## begin Collected data

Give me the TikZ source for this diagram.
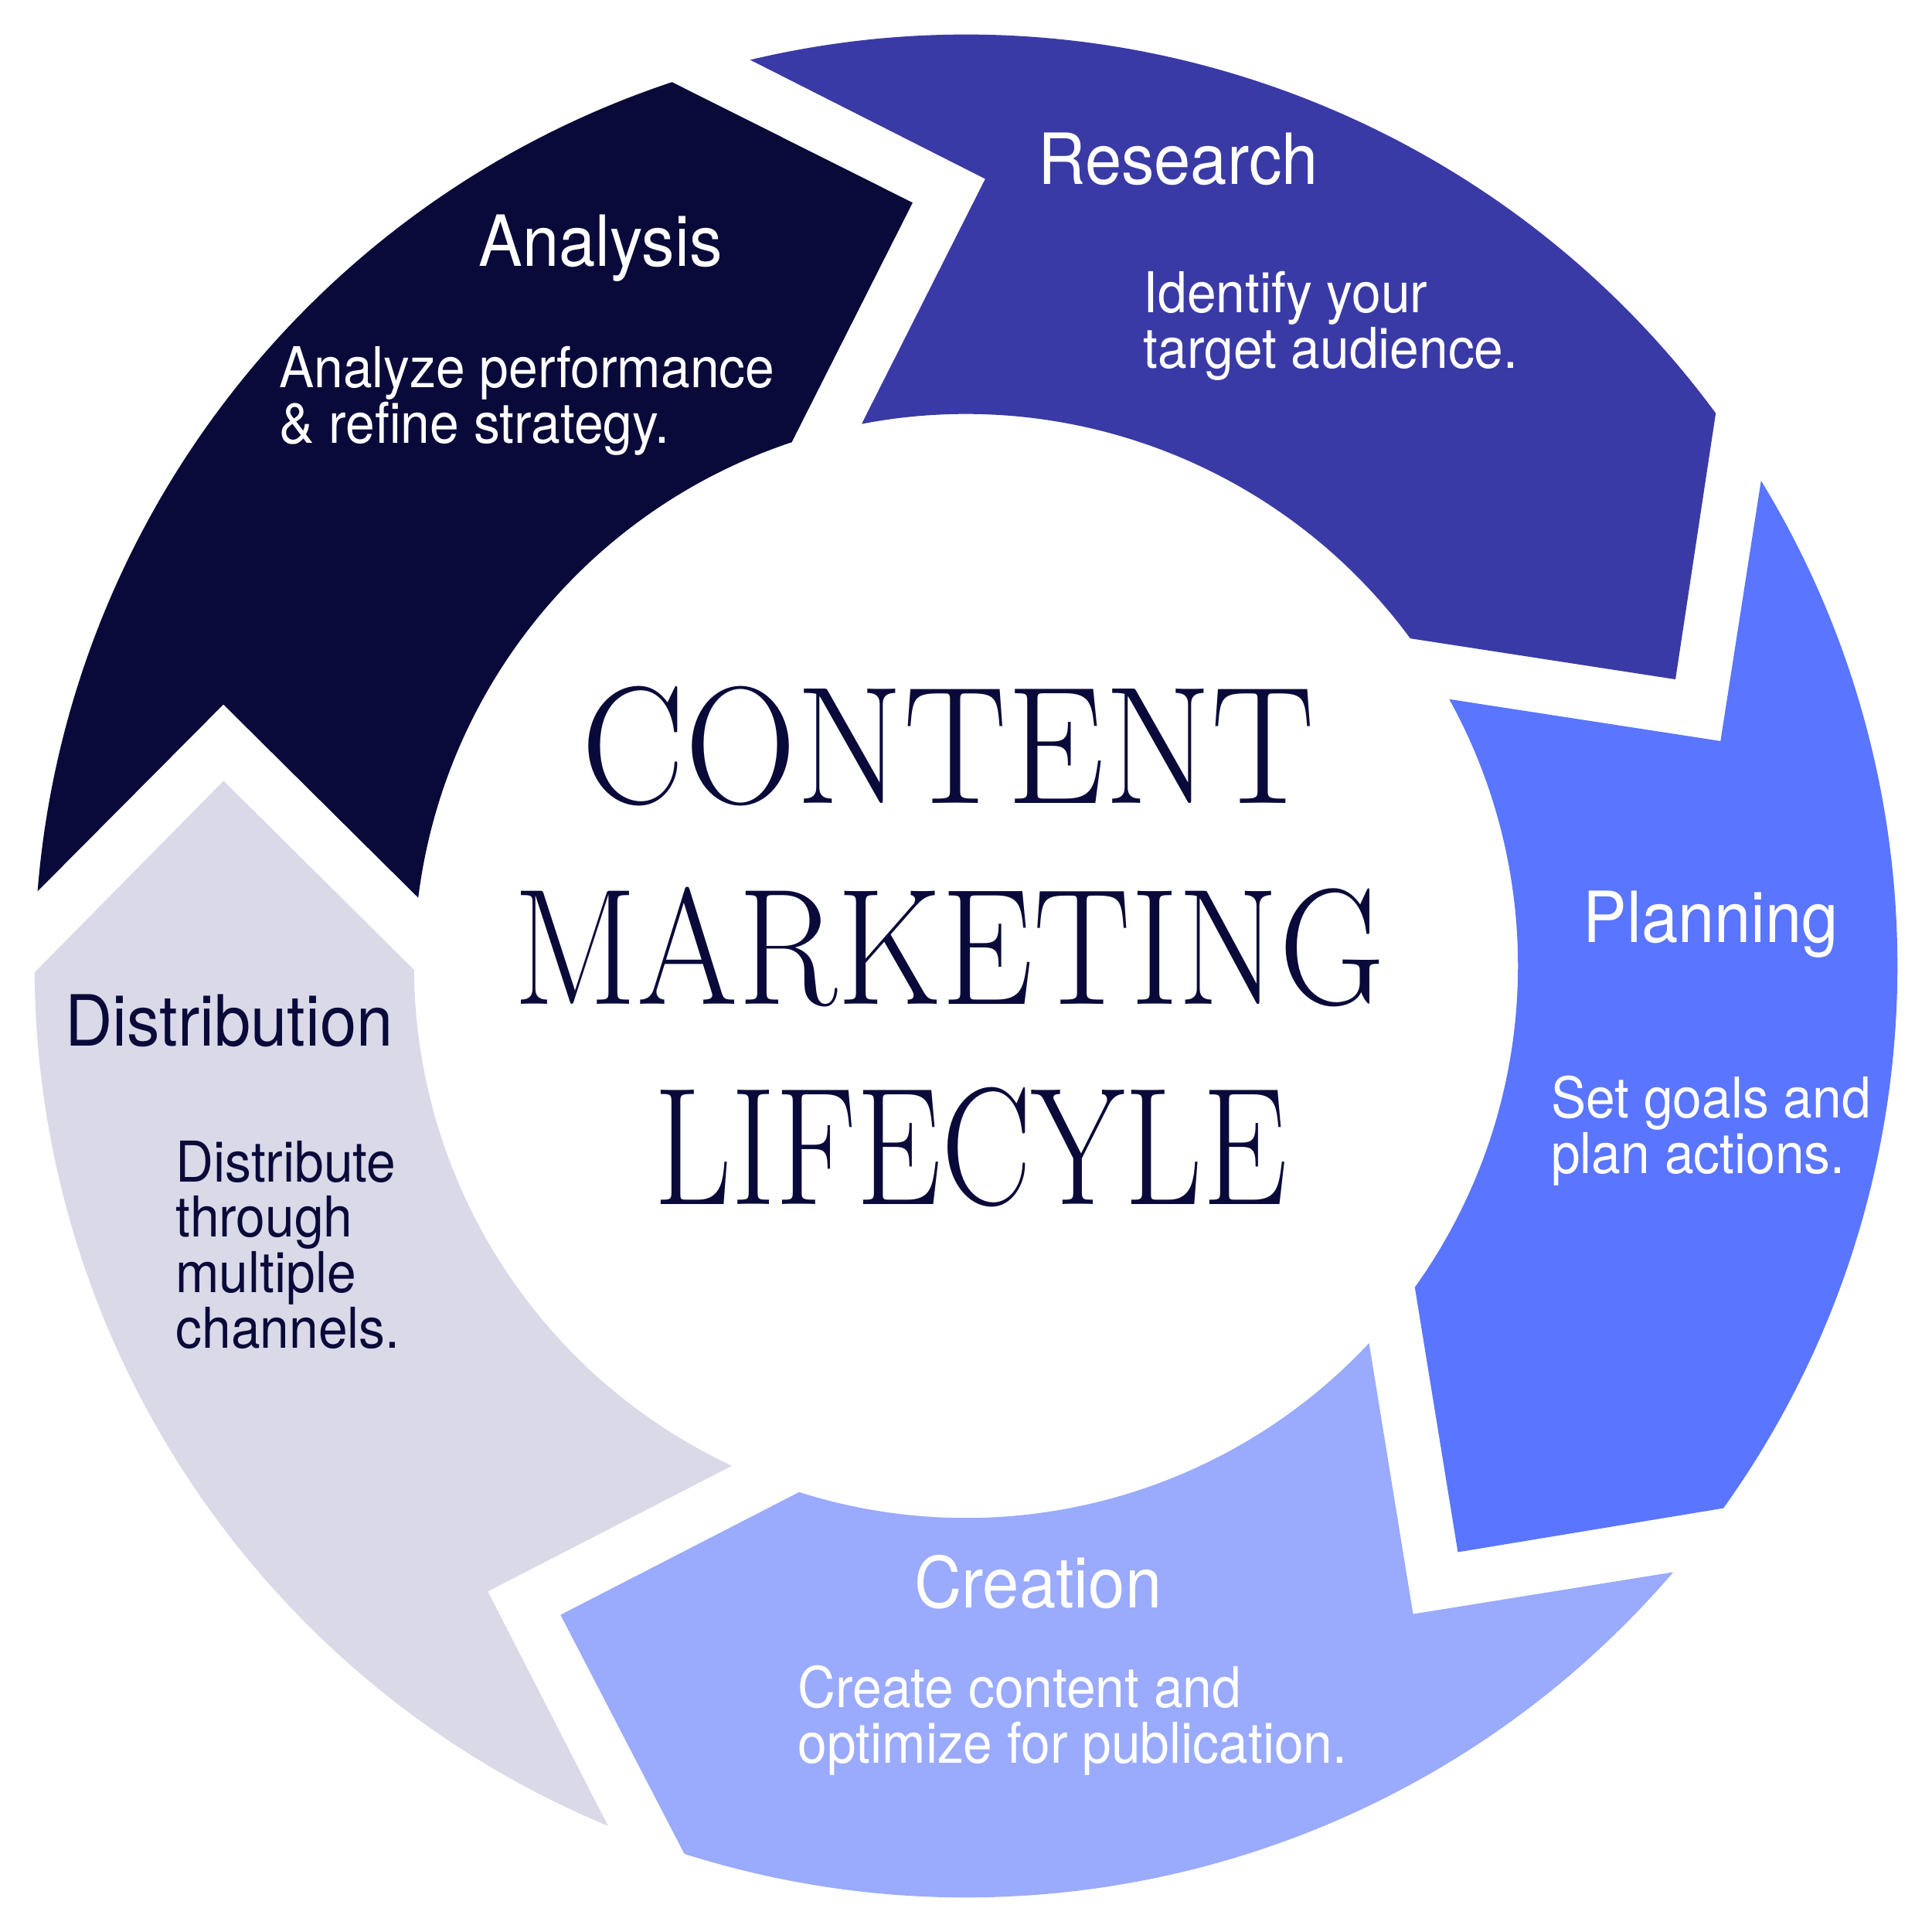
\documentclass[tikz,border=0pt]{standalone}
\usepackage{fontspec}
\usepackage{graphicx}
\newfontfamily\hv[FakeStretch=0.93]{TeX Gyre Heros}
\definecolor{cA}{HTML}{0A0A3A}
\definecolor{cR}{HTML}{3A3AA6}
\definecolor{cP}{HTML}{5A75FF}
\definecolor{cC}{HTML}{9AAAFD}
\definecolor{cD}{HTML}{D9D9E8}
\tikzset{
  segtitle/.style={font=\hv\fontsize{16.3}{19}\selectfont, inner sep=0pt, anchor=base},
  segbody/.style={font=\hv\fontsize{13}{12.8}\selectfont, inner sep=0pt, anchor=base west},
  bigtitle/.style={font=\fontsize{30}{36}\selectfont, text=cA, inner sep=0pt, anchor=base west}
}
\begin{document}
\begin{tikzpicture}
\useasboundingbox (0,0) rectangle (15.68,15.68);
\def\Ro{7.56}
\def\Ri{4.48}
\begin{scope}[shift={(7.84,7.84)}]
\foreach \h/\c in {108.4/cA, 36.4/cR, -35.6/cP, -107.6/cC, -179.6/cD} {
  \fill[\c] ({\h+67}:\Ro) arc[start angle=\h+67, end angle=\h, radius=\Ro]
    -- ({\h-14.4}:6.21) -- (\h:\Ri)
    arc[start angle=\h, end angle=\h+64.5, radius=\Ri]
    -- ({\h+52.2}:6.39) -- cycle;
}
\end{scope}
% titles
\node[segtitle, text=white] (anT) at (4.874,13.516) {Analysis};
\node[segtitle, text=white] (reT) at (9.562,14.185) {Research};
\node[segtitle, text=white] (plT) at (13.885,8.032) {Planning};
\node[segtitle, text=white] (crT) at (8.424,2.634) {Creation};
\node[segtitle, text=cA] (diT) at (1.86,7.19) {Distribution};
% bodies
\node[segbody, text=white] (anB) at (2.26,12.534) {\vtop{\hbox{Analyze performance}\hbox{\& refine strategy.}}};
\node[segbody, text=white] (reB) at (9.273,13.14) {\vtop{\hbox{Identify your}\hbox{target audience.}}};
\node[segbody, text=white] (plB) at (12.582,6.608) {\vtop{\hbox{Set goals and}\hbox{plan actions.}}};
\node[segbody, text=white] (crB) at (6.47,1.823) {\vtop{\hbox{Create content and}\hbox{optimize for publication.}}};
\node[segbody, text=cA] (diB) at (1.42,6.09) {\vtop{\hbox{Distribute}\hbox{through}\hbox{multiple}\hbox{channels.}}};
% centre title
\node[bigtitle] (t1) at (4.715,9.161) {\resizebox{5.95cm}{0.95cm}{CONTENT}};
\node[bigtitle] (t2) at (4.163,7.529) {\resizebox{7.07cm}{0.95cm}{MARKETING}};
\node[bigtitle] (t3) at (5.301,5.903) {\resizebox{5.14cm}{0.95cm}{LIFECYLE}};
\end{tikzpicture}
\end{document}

## end Collected data

Images should not appear in the copy; retype the listing above exactly.

#### [Output for this task]
Give me the TikZ source for this diagram.
\documentclass[tikz,border=0pt]{standalone}
\usepackage{fontspec}
\usepackage{graphicx}
\newfontfamily\hv[FakeStretch=0.93]{TeX Gyre Heros}
\definecolor{cA}{HTML}{0A0A3A}
\definecolor{cR}{HTML}{3A3AA6}
\definecolor{cP}{HTML}{5A75FF}
\definecolor{cC}{HTML}{9AAAFD}
\definecolor{cD}{HTML}{D9D9E8}
\tikzset{
  segtitle/.style={font=\hv\fontsize{16.3}{19}\selectfont, inner sep=0pt, anchor=base},
  segbody/.style={font=\hv\fontsize{13}{12.8}\selectfont, inner sep=0pt, anchor=base west},
  bigtitle/.style={font=\fontsize{30}{36}\selectfont, text=cA, inner sep=0pt, anchor=base west}
}
\begin{document}
\begin{tikzpicture}
\useasboundingbox (0,0) rectangle (15.68,15.68);
\def\Ro{7.56}
\def\Ri{4.48}
\begin{scope}[shift={(7.84,7.84)}]
\foreach \h/\c in {108.4/cA, 36.4/cR, -35.6/cP, -107.6/cC, -179.6/cD} {
  \fill[\c] ({\h+67}:\Ro) arc[start angle=\h+67, end angle=\h, radius=\Ro]
    -- ({\h-14.4}:6.21) -- (\h:\Ri)
    arc[start angle=\h, end angle=\h+64.5, radius=\Ri]
    -- ({\h+52.2}:6.39) -- cycle;
}
\end{scope}
% titles
\node[segtitle, text=white] (anT) at (4.874,13.516) {Analysis};
\node[segtitle, text=white] (reT) at (9.562,14.185) {Research};
\node[segtitle, text=white] (plT) at (13.885,8.032) {Planning};
\node[segtitle, text=white] (crT) at (8.424,2.634) {Creation};
\node[segtitle, text=cA] (diT) at (1.86,7.19) {Distribution};
% bodies
\node[segbody, text=white] (anB) at (2.26,12.534) {\vtop{\hbox{Analyze performance}\hbox{\& refine strategy.}}};
\node[segbody, text=white] (reB) at (9.273,13.14) {\vtop{\hbox{Identify your}\hbox{target audience.}}};
\node[segbody, text=white] (plB) at (12.582,6.608) {\vtop{\hbox{Set goals and}\hbox{plan actions.}}};
\node[segbody, text=white] (crB) at (6.47,1.823) {\vtop{\hbox{Create content and}\hbox{optimize for publication.}}};
\node[segbody, text=cA] (diB) at (1.42,6.09) {\vtop{\hbox{Distribute}\hbox{through}\hbox{multiple}\hbox{channels.}}};
% centre title
\node[bigtitle] (t1) at (4.715,9.161) {\resizebox{5.95cm}{0.95cm}{CONTENT}};
\node[bigtitle] (t2) at (4.163,7.529) {\resizebox{7.07cm}{0.95cm}{MARKETING}};
\node[bigtitle] (t3) at (5.301,5.903) {\resizebox{5.14cm}{0.95cm}{LIFECYLE}};
\end{tikzpicture}
\end{document}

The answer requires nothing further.